§ TASK DETAILS: With the images removed, repeat the data below exactly.

§ DATA PROVIDED:
=-=-=-=-=
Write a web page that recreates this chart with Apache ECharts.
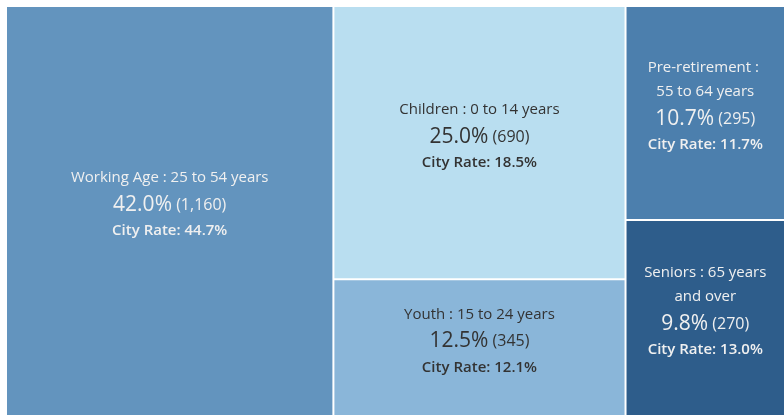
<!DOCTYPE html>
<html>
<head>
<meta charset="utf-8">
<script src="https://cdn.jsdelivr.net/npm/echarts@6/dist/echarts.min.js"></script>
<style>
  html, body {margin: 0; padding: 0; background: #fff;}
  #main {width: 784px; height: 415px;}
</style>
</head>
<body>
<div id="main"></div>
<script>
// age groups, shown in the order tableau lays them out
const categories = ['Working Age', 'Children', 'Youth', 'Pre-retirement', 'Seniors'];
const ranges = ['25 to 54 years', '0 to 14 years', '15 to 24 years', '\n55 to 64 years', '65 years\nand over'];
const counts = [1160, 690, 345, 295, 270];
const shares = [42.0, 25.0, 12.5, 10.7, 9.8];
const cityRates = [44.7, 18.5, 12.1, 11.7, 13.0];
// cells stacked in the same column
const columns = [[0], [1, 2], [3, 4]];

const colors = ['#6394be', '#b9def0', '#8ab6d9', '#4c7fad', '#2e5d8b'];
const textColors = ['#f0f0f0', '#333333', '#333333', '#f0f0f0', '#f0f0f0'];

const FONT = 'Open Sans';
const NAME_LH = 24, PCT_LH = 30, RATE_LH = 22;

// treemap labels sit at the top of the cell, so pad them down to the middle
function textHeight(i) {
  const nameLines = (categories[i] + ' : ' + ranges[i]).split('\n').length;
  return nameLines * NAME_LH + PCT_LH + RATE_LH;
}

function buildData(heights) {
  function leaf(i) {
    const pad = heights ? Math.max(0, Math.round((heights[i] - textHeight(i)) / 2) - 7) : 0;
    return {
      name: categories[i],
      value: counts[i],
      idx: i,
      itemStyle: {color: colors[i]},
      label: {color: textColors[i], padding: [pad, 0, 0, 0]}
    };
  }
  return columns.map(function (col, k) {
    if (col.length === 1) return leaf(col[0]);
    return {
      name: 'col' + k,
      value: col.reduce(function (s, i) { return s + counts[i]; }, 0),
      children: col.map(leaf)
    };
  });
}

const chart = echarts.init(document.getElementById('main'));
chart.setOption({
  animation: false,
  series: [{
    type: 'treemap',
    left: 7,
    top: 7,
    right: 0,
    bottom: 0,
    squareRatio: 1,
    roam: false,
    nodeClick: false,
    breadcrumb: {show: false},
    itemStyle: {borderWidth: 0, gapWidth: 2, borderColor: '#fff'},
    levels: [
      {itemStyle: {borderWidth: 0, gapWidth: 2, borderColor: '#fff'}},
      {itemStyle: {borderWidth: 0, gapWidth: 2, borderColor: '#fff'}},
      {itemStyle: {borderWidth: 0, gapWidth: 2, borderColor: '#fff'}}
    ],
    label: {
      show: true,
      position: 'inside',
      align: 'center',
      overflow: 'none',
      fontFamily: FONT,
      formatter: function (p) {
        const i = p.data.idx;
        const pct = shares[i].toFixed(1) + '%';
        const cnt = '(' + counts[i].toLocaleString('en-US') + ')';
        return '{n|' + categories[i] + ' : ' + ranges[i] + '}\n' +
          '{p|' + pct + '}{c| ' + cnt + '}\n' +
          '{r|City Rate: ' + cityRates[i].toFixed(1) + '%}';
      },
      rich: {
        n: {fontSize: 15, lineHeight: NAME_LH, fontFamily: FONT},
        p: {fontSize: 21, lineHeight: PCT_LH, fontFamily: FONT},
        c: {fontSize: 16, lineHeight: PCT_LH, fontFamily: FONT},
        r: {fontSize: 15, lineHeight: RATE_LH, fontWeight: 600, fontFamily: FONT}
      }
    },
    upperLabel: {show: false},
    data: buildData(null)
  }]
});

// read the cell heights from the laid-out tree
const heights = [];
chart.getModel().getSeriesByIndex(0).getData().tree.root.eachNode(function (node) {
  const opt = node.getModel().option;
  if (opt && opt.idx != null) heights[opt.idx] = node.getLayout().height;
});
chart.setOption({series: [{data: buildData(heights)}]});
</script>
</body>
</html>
=-=-=-=-=
§ THE RESPONSE:
Write a web page that recreates this chart with Apache ECharts.
<!DOCTYPE html>
<html>
<head>
<meta charset="utf-8">
<script src="https://cdn.jsdelivr.net/npm/echarts@6/dist/echarts.min.js"></script>
<style>
  html, body {margin: 0; padding: 0; background: #fff;}
  #main {width: 784px; height: 415px;}
</style>
</head>
<body>
<div id="main"></div>
<script>
// age groups, shown in the order tableau lays them out
const categories = ['Working Age', 'Children', 'Youth', 'Pre-retirement', 'Seniors'];
const ranges = ['25 to 54 years', '0 to 14 years', '15 to 24 years', '\n55 to 64 years', '65 years\nand over'];
const counts = [1160, 690, 345, 295, 270];
const shares = [42.0, 25.0, 12.5, 10.7, 9.8];
const cityRates = [44.7, 18.5, 12.1, 11.7, 13.0];
// cells stacked in the same column
const columns = [[0], [1, 2], [3, 4]];

const colors = ['#6394be', '#b9def0', '#8ab6d9', '#4c7fad', '#2e5d8b'];
const textColors = ['#f0f0f0', '#333333', '#333333', '#f0f0f0', '#f0f0f0'];

const FONT = 'Open Sans';
const NAME_LH = 24, PCT_LH = 30, RATE_LH = 22;

// treemap labels sit at the top of the cell, so pad them down to the middle
function textHeight(i) {
  const nameLines = (categories[i] + ' : ' + ranges[i]).split('\n').length;
  return nameLines * NAME_LH + PCT_LH + RATE_LH;
}

function buildData(heights) {
  function leaf(i) {
    const pad = heights ? Math.max(0, Math.round((heights[i] - textHeight(i)) / 2) - 7) : 0;
    return {
      name: categories[i],
      value: counts[i],
      idx: i,
      itemStyle: {color: colors[i]},
      label: {color: textColors[i], padding: [pad, 0, 0, 0]}
    };
  }
  return columns.map(function (col, k) {
    if (col.length === 1) return leaf(col[0]);
    return {
      name: 'col' + k,
      value: col.reduce(function (s, i) { return s + counts[i]; }, 0),
      children: col.map(leaf)
    };
  });
}

const chart = echarts.init(document.getElementById('main'));
chart.setOption({
  animation: false,
  series: [{
    type: 'treemap',
    left: 7,
    top: 7,
    right: 0,
    bottom: 0,
    squareRatio: 1,
    roam: false,
    nodeClick: false,
    breadcrumb: {show: false},
    itemStyle: {borderWidth: 0, gapWidth: 2, borderColor: '#fff'},
    levels: [
      {itemStyle: {borderWidth: 0, gapWidth: 2, borderColor: '#fff'}},
      {itemStyle: {borderWidth: 0, gapWidth: 2, borderColor: '#fff'}},
      {itemStyle: {borderWidth: 0, gapWidth: 2, borderColor: '#fff'}}
    ],
    label: {
      show: true,
      position: 'inside',
      align: 'center',
      overflow: 'none',
      fontFamily: FONT,
      formatter: function (p) {
        const i = p.data.idx;
        const pct = shares[i].toFixed(1) + '%';
        const cnt = '(' + counts[i].toLocaleString('en-US') + ')';
        return '{n|' + categories[i] + ' : ' + ranges[i] + '}\n' +
          '{p|' + pct + '}{c| ' + cnt + '}\n' +
          '{r|City Rate: ' + cityRates[i].toFixed(1) + '%}';
      },
      rich: {
        n: {fontSize: 15, lineHeight: NAME_LH, fontFamily: FONT},
        p: {fontSize: 21, lineHeight: PCT_LH, fontFamily: FONT},
        c: {fontSize: 16, lineHeight: PCT_LH, fontFamily: FONT},
        r: {fontSize: 15, lineHeight: RATE_LH, fontWeight: 600, fontFamily: FONT}
      }
    },
    upperLabel: {show: false},
    data: buildData(null)
  }]
});

// read the cell heights from the laid-out tree
const heights = [];
chart.getModel().getSeriesByIndex(0).getData().tree.root.eachNode(function (node) {
  const opt = node.getModel().option;
  if (opt && opt.idx != null) heights[opt.idx] = node.getLayout().height;
});
chart.setOption({series: [{data: buildData(heights)}]});
</script>
</body>
</html>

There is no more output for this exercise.